What you have to do
Please write out the lines of the data exactly, beginning with the first and ending with the line containing "ax.bar(x + bw/2, no_values, width=bw, color=red, zorder=3)"; leave the pictures behind.

_ _ _ _

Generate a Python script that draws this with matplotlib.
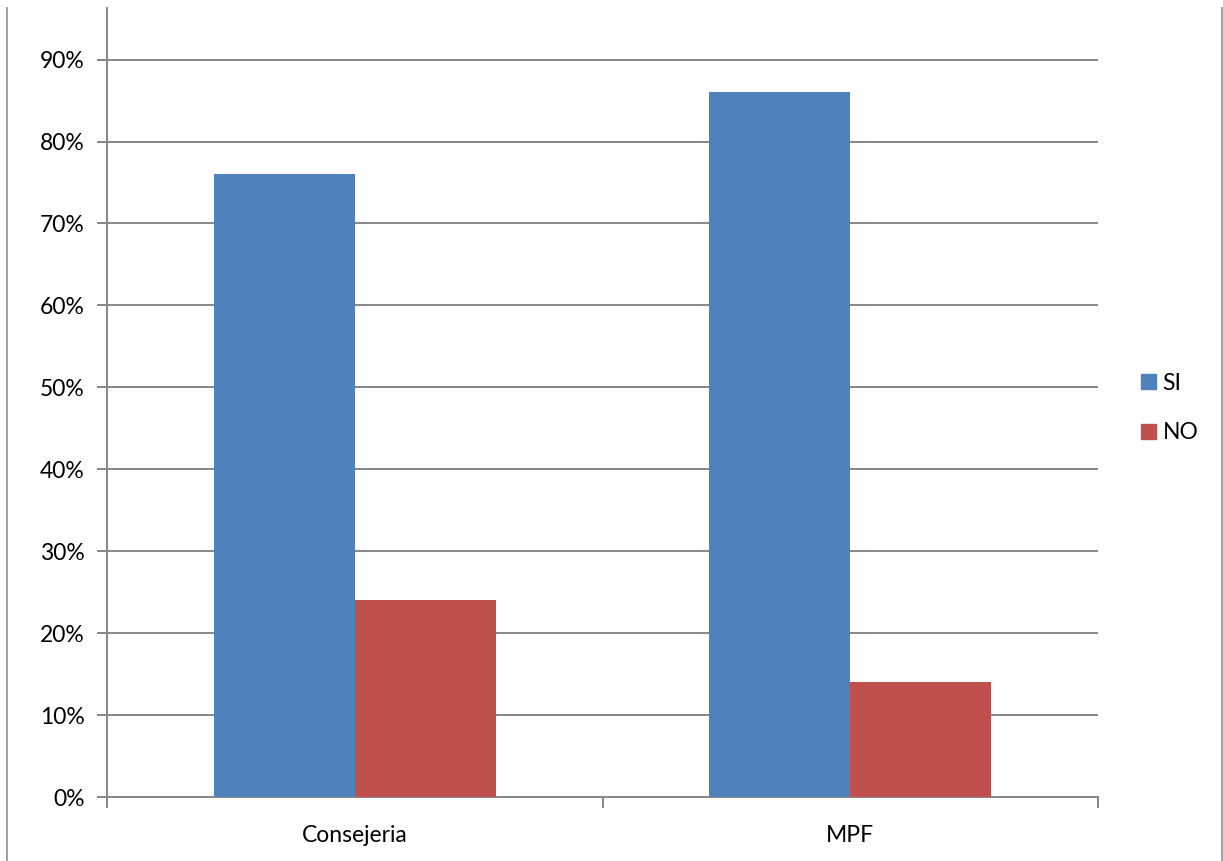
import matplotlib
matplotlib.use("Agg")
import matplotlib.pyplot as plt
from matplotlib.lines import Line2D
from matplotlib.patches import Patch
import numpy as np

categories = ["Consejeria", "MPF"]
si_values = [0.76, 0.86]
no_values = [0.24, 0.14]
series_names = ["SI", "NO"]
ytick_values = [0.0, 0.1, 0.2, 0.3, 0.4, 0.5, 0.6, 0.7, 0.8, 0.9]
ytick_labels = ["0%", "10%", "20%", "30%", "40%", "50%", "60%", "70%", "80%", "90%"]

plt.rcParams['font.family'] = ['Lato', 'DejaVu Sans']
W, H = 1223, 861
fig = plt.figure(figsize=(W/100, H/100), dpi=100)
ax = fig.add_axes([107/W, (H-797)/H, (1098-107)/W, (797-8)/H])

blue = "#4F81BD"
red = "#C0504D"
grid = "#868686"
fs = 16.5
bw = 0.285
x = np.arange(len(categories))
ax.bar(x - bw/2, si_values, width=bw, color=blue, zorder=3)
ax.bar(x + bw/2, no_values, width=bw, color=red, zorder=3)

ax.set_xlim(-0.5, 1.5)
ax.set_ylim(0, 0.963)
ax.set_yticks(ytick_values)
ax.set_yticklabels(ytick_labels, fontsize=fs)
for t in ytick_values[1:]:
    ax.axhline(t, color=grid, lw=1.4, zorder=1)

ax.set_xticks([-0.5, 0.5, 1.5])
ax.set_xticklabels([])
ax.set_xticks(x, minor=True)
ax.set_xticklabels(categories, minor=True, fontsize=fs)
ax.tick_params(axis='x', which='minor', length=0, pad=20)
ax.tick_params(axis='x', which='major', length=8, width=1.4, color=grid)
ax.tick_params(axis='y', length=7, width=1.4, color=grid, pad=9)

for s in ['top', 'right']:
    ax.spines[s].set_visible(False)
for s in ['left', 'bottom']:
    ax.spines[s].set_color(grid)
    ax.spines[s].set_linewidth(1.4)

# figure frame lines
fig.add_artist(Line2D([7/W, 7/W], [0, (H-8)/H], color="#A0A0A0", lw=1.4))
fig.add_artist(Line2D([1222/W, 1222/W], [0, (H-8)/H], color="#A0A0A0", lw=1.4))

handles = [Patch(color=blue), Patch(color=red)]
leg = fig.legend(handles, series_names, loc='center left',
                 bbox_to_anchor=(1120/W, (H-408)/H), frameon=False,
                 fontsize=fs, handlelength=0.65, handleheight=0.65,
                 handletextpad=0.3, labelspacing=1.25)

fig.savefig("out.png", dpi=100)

_ _ _ _

Result of the task
Generate a Python script that draws this with matplotlib.
import matplotlib
matplotlib.use("Agg")
import matplotlib.pyplot as plt
from matplotlib.lines import Line2D
from matplotlib.patches import Patch
import numpy as np

categories = ["Consejeria", "MPF"]
si_values = [0.76, 0.86]
no_values = [0.24, 0.14]
series_names = ["SI", "NO"]
ytick_values = [0.0, 0.1, 0.2, 0.3, 0.4, 0.5, 0.6, 0.7, 0.8, 0.9]
ytick_labels = ["0%", "10%", "20%", "30%", "40%", "50%", "60%", "70%", "80%", "90%"]

plt.rcParams['font.family'] = ['Lato', 'DejaVu Sans']
W, H = 1223, 861
fig = plt.figure(figsize=(W/100, H/100), dpi=100)
ax = fig.add_axes([107/W, (H-797)/H, (1098-107)/W, (797-8)/H])

blue = "#4F81BD"
red = "#C0504D"
grid = "#868686"
fs = 16.5
bw = 0.285
x = np.arange(len(categories))
ax.bar(x - bw/2, si_values, width=bw, color=blue, zorder=3)
ax.bar(x + bw/2, no_values, width=bw, color=red, zorder=3)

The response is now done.